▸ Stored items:
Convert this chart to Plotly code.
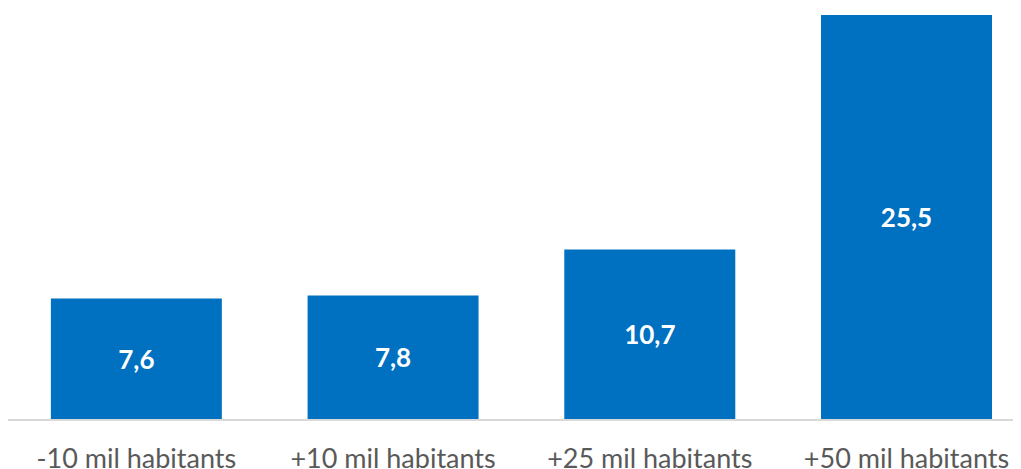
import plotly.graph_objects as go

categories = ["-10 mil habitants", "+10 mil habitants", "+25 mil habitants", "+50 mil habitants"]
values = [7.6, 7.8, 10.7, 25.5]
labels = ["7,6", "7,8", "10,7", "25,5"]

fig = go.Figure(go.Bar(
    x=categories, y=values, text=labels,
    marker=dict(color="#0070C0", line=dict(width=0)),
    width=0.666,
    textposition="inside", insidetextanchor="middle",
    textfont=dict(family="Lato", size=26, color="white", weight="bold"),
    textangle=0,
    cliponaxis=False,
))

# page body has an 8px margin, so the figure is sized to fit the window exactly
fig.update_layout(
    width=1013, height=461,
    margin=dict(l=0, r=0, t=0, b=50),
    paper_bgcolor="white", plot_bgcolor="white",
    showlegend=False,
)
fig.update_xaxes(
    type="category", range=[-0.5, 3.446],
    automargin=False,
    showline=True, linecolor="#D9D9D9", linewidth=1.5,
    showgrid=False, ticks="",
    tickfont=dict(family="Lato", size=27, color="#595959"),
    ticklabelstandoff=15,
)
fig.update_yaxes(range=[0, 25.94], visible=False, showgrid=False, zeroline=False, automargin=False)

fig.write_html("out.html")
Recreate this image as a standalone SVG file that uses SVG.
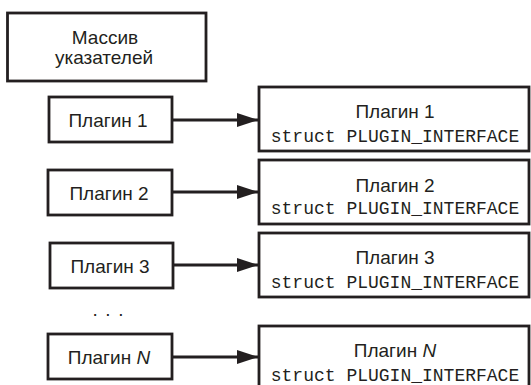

▸ REQUIRED TASK: Transcribe all the data word for word; the images stay out.

▸ EXERCISE ANSWER:
Convert this chart to Plotly code.
import plotly.graph_objects as go

categories = ["-10 mil habitants", "+10 mil habitants", "+25 mil habitants", "+50 mil habitants"]
values = [7.6, 7.8, 10.7, 25.5]
labels = ["7,6", "7,8", "10,7", "25,5"]

fig = go.Figure(go.Bar(
    x=categories, y=values, text=labels,
    marker=dict(color="#0070C0", line=dict(width=0)),
    width=0.666,
    textposition="inside", insidetextanchor="middle",
    textfont=dict(family="Lato", size=26, color="white", weight="bold"),
    textangle=0,
    cliponaxis=False,
))

# page body has an 8px margin, so the figure is sized to fit the window exactly
fig.update_layout(
    width=1013, height=461,
    margin=dict(l=0, r=0, t=0, b=50),
    paper_bgcolor="white", plot_bgcolor="white",
    showlegend=False,
)
fig.update_xaxes(
    type="category", range=[-0.5, 3.446],
    automargin=False,
    showline=True, linecolor="#D9D9D9", linewidth=1.5,
    showgrid=False, ticks="",
    tickfont=dict(family="Lato", size=27, color="#595959"),
    ticklabelstandoff=15,
)
fig.update_yaxes(range=[0, 25.94], visible=False, showgrid=False, zeroline=False, automargin=False)

fig.write_html("out.html")
Recreate this image as a standalone SVG file that uses SVG.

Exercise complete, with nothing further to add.